Milei, a former television commentator known for his furious rants against Argentina’s political elite, says a “shock” is the solution. He has promised to take a “chainsaw” to the state, slash spending by up to 15 per cent of gross domestic product and replace the peso with the US dollar.
“We’ve been left with two shitty options,” said Sebastian Lopez, a 37-year-old doctor. “I voted for Milei. Even though I have concerns about him, to keep voting for Peronists with this inflation, this poverty? It’s indefensible.”
Milei has been endorsed by former centre-right president Mauricio Macri and by Patricia Bullrich, the presidential candidate for Macri’s Juntos por el Cambio coalition, who was eliminated in the first round of voting in October.
Massa scored an unexpected victory in the first round, with 37 per cent of the vote against 30 per cent for Milei and 24 per cent for Bullrich.
On Thursday, Milei’s party, La Libertad Avanza, alleged in an electoral court that officials had perpetrated a “colossal fraud” against him in the first round, “considerably” altering the result. The document cited anonymous sources.
“The ruling party is showing very crude signs of desperation and we have no doubt that they are capable of resorting to any kind of stunt to hold on to power,” Milei said in a radio interview on Friday.
Peronist officials have accused Milei of trying to sow doubt about Argentina’s electoral system, which has not suffered major fraud cases since the country’s return to democracy in 1983.
The claims will raise tensions on Sunday in what is projected to be a closely fought run-off. Whoever wins more votes will take office on December 10.
Both candidates had high rejection rates and pollsters were expecting a larger than usual number of blank ballots, said Guido Moscoso, manager at research company Opinaia.
“I couldn’t vote for either one,” said Carolina de la Rosa, 40, who runs a shoe business. “Massa has done nothing to fix the economy and Milei is a danger to the rights that we have fought for in Argentina.”
In the last weeks of campaigning, Milei has sought to moderate his radical image. His final ad, released on Thursday, explicitly rules out controversial policies for which he has previously expressed support, such as privatising education and healthcare, and scrapping all gun controls.
Massa, meanwhile, has sought to divert attention from the economy by sowing fear of Milei, including via a sophisticated digital campaign.
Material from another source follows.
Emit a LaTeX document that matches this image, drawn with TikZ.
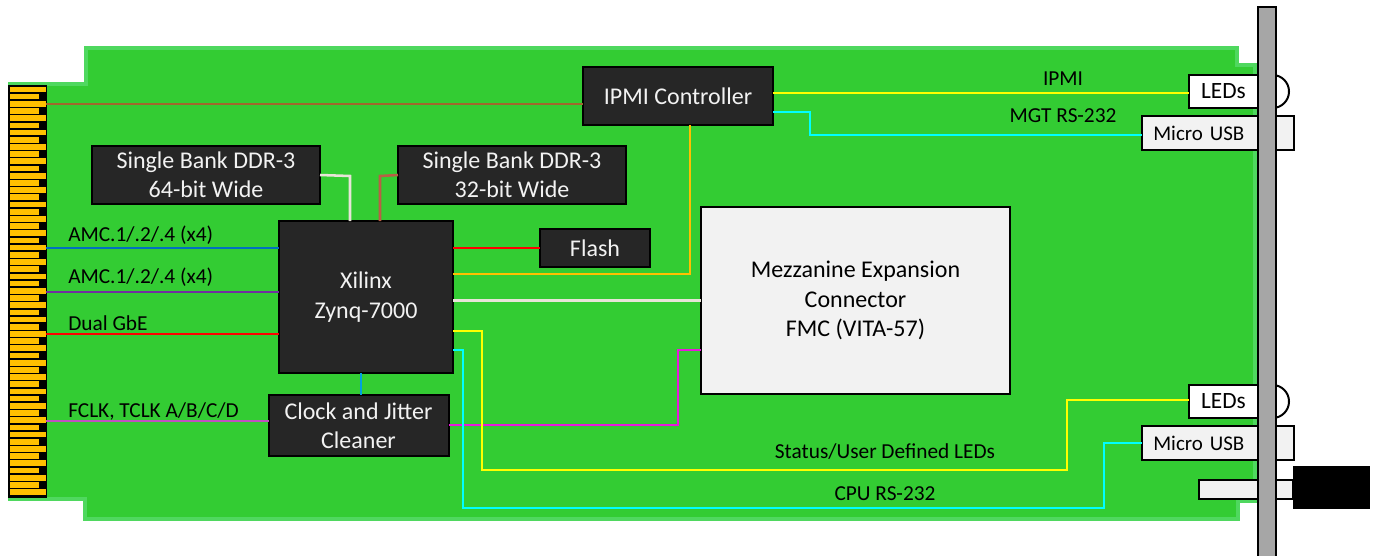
\documentclass[tikz,border=0pt]{standalone}
\usepackage{fontspec}
\usepackage{xcolor}
\usepackage{tikz}
\usetikzlibrary{positioning}
\setmainfont{Carlito}
\definecolor{boardGreen}{HTML}{33CC33}
\definecolor{boardEdge}{HTML}{4FD85F}
\definecolor{chipDark}{HTML}{262626}
\definecolor{partGrey}{HTML}{F2F2F2}
\definecolor{panelGrey}{HTML}{A6A6A6}
\definecolor{fingerGold}{HTML}{FFC000}
\definecolor{wireBrown}{HTML}{A0682D}
\definecolor{wireBlue}{HTML}{0070C0}
\definecolor{wireSky}{HTML}{00A0E0}
\definecolor{wirePurple}{HTML}{7030A0}
\definecolor{wireRed}{HTML}{FF0000}
\definecolor{wirePink}{HTML}{C050C0}
\definecolor{wireMagenta}{HTML}{E619DC}
\definecolor{wireRust}{HTML}{B85F45}
\definecolor{wirePale}{HTML}{E8E4D8}
\definecolor{wireYellow}{HTML}{FFFF00}
\definecolor{wireCyan}{HTML}{00FFFF}
\tikzset{
  chip/.style={draw=black, line width=1.5pt, fill=chipDark, text=partGrey, font=\fontsize{18}{22}\selectfont, align=center, inner sep=0pt, outer sep=0pt},
  part/.style={draw=black, line width=1.5pt, fill=partGrey, font=\fontsize{17.5}{20}\selectfont, inner sep=0pt, outer sep=0pt},
  usbpart/.style={part, font=\fontsize{15.7}{20}\selectfont, minimum width=114pt, minimum height=25.5pt, text width=114pt, align=left},
  wire/.style={line width=1.9pt},
  lbl/.style={font=\fontsize{16}{19}\selectfont, inner sep=0pt}
}
\begin{document}
\begin{tikzpicture}[x=.75pt, y=-.75pt]
  \useasboundingbox (0,0) rectangle (1374,556);
  % board outline
  \draw[boardEdge, line width=3pt, fill=boardGreen] (10,84) -- (86,84) -- (86,48) -- (1237,48) -- (1237,65) -- (1255,65) -- (1255,501) -- (1238,501) -- (1238,519) -- (85,519) -- (85,499) -- (10,499) -- cycle;
  % edge connector
  \node[draw=black, line width=1pt, fill=black, minimum width=27.75pt, minimum height=309pt, inner sep=0pt, outer sep=0pt] (edge) at (27.5,291.5) {};
  \foreach \i in {0,...,28}
    \fill[fingerGold, draw=black, line width=.6pt] (9,86+14.38*\i) rectangle (46,92.7+14.38*\i);
  \foreach \i in {0,...,27}
    \fill[fingerGold, draw=black, line width=.6pt] (9,93.2+14.38*\i) rectangle (39,99.9+14.38*\i);

  \node[chip, minimum width=130.5pt, minimum height=114pt] (zynq) at (366,297) {Xilinx\\Zynq-7000};
  \node[chip, below=16.5pt of zynq, xshift=-5.6pt, minimum width=135pt, minimum height=45.75pt] (clock) {Clock and Jitter\\Cleaner};
  \node[chip, above=12.75pt of zynq, xshift=-120pt, minimum width=171pt, minimum height=43.5pt] (ddrA) {Single Bank DDR-3\\64-bit Wide};
  \node[chip, right=58.5pt of ddrA, minimum width=171pt, minimum height=43.5pt] (ddrB) {Single Bank DDR-3\\32-bit Wide};
  \node[chip, minimum width=82.5pt, minimum height=28.5pt] (flash) at (595,248) {Flash};
  \node[chip, minimum width=142.5pt, minimum height=43.5pt] (ipmi) at (678,96) {IPMI Controller};
  \node[chip, fill=partGrey, text=black, minimum width=231.75pt, minimum height=140.25pt] (fmc) at (855.5,300.5) {\raisebox{-1.5pt}{Mezzanine Expansion}\\\raisebox{-1.5pt}{Connector}\\\raisebox{-1.5pt}{FMC (VITA-57)}};

  % front panel parts
  \node[circle, draw=black, line width=1.5pt, fill=white, minimum size=24.75pt, inner sep=0pt] (domeA) at (1272.5,91.5) {};
  \node[circle, draw=black, line width=1.5pt, fill=white, minimum size=24.75pt, inner sep=0pt] (domeB) at (1272.5,401.5) {};
  \node[part, fill=white, minimum width=52pt, minimum height=24.75pt] (ledA) at (1223.5,91.5) {LEDs};
  \node[part, fill=white, minimum width=52pt, minimum height=24.75pt] (ledB) at (1223.5,401.5) {LEDs};
  \node[usbpart] (usbA) at (1218,133) {\hspace{8.5pt}Micro USB};
  \node[usbpart] (usbB) at (1218,443) {\hspace{8.5pt}Micro USB};
  \node[part, minimum width=70.5pt, minimum height=14.25pt] (jack) at (1246,489.5) {};
  \node[draw=black, fill=panelGrey, line width=1.5pt, minimum width=13.5pt, minimum height=420pt, inner sep=0pt, outer sep=0pt] (panel) at (1267,287) {};
  \node[fill=black, minimum width=57.75pt, minimum height=32.25pt, inner sep=0pt, outer sep=0pt] (plug) at (1331.5,487.5) {};

  % wires
  \draw[wire, color=wireBrown] (edge.east |- 0,104) -- (ipmi.west |- 0,104);
  \draw[wire, color=wireBlue] (edge.east |- 0,248) -- (zynq.west |- 0,248);
  \draw[wire, color=wirePurple] (edge.east |- 0,292) -- (zynq.west |- 0,292);
  \draw[wire, color=wireRed] (edge.east |- 0,334) -- (zynq.west |- 0,334);
  \draw[wire, color=wirePink] (edge.east |- 0,421) -- (clock.west |- 0,421);
  \draw[wire, color=wirePale] (ddrA.east) -- (350,176) -- (zynq.north -| 350,0);
  \draw[wire, color=wireRust] (ddrB.west) -- (380,176) -- (zynq.north -| 380,0);
  \draw[wire, color=wireRed] (zynq.east |- flash.west) -- (flash.west);
  \draw[wire, line width=2.2pt, color=fingerGold] (ipmi.south -| 690,0) -- (690,274) -- (zynq.east |- 0,274);
  \draw[wire, color=wirePale] (zynq.east |- fmc.west) -- (fmc.west);
  \draw[wire, line width=2.2pt, color=wireSky] (clock.north -| 361,0) -- (zynq.south -| 361,0);
  \draw[wire, color=wireMagenta] (clock.east |- 0,425) -- (678,425) -- (678,350) -- (fmc.west |- 0,350);
  \draw[wire, color=wireYellow] (zynq.east |- 0,331) -- (482,331) -- (482,470) -- (1067,470) -- (1067,400) -- (ledB.west |- 0,400);
  \draw[wire, color=wireCyan] (zynq.east |- 0,350) -- (463,350) -- (463,508) -- (1104,508) -- (1104,443) -- (usbB.west);
  \draw[wire, color=wireYellow] (ipmi.east |- 0,93) -- (ledA.west |- 0,93);
  \draw[wire, color=wireCyan] (ipmi.east |- 0,112) -- (810,112) -- (810,135) -- (usbA.west |- 0,135);

  % labels
  \node[lbl, anchor=west] (lblA) at (68,235) {AMC.1/.2/.4 (x4)};
  \node[lbl, anchor=west] (lblB) at (68,277) {AMC.1/.2/.4 (x4)};
  \node[lbl, anchor=west] (lblC) at (68,323) {Dual GbE};
  \node[lbl, anchor=west] (lblD) at (68,411) {FCLK, TCLK A/B/C/D};
  \node[lbl] (lblE) at (1063,79) {IPMI};
  \node[lbl] (lblF) at (1063,116) {MGT RS-232};
  \node[lbl] (lblG) at (885,452) {Status/User Defined LEDs};
  \node[lbl] (lblH) at (885,494) {CPU RS-232};
\end{tikzpicture}
\end{document}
Peronist politicians have warned that the libertarian would dramatically increase the cost of energy, transport and sewerage and that he and his vice-presidential candidate Victoria Villarruel — who has often defended Argentina’s 1970s rightwing military dictatorship — pose a threat to the country’s democracy.
“I don’t trust Massa but this is a choice between democracy or fascism,” said psychologist Marcela Brzusrowski, 56. “Villarruel wants to exterminate all those who care about social justice, just like the dictatorship did.”
Massa will benefit from the Peronists’ powerful political machine to mobilise voters, while Milei’s La Libertad Avanza coalition, founded in 2021, will rely on some support from Juntos por el Cambio to pad out its patchier nationwide structure.
A victory by either candidate would have surprised most Argentines a year ago, said Moscoso.
“The empirical evidence suggests it is very unlikely that a government with this economic situation could win re-election . . . but Argentina’s presidency has also never been won by such an outsider or someone with such extreme views,” he said. “Whatever happens, this will go down as an outlier among presidential elections in Latin America.”